Her next project was Rooted, a very concise but powerful four-track EP in which Davis musically continues her self-exploration. Her flow and singing live in a unique space between SZA and India.Arie. “Wants + Needs” is her declaration of what she wants from love and in “Control,” her flow is more poetically hip-hop. “Needed something from my soul/ something that I can pack up with me and go somewhere,” she sings.
“Rooted is a beautiful project,” she says. “It’s my musical experience of opening my root chakra. It’s spiritual. We have seven chakras. My experience is understanding how to root myself. It also talks about the guy that made me want to figure out where I’m rooted and what’s going on. My favorite song is ‘Headphones.’ It’s my ode to music. It’s really just me [saying] that is always going to be this right here. At the end of the day, I’m rooted for music.”
As Davis continues to emerge as a woman, so does her style, approach, and aspirations.
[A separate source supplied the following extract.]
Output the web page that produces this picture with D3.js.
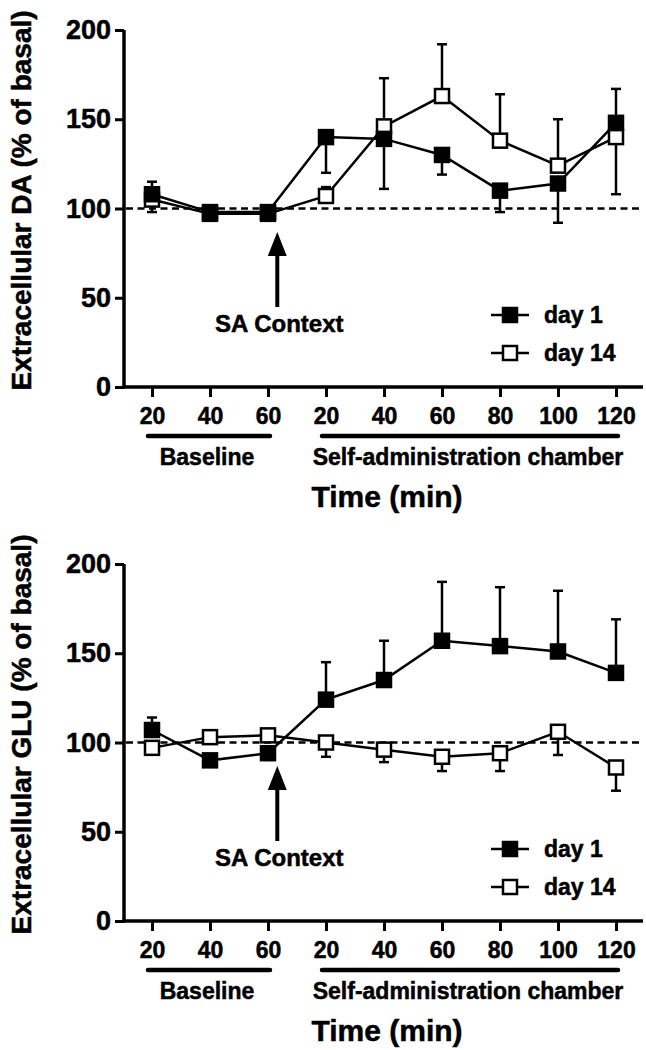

The things she wants from music are constantly evolving because she’s committed herself to a spiritual path of self-enlightenment. She promises she’s going to go back to Wayne State to get her business degree, because she wants to fully comprehend and be in control of all aspects of her career on and behind the mic. As she grows as a person, so does her music.
“I’m more mature, I understand patience a lot more than I did before,” she says. “I have been able to let go of wanting everything to be perfect because it isn’t. This Dom is able to adapt faster than she used to. This Dom is more passionate about the sound more than anything. At any point that it becomes more about anything else than the music, this Dom wants no parts.”
You can catch Dominique Mary Davis perform at 10 p.m. on Saturday, Feb. 11 at Billy’s Lounge; 1437 Wealthy St. SE, Grand Rapids; 616-459-5757; billyslounge.com; tickets are $10. She is also scheduled to perform Friday, Feb. 24 (time TBA) at Tuxedo Bar 11745 Woodward Ave., Highland Park; 11745tuxedo.com; no cover.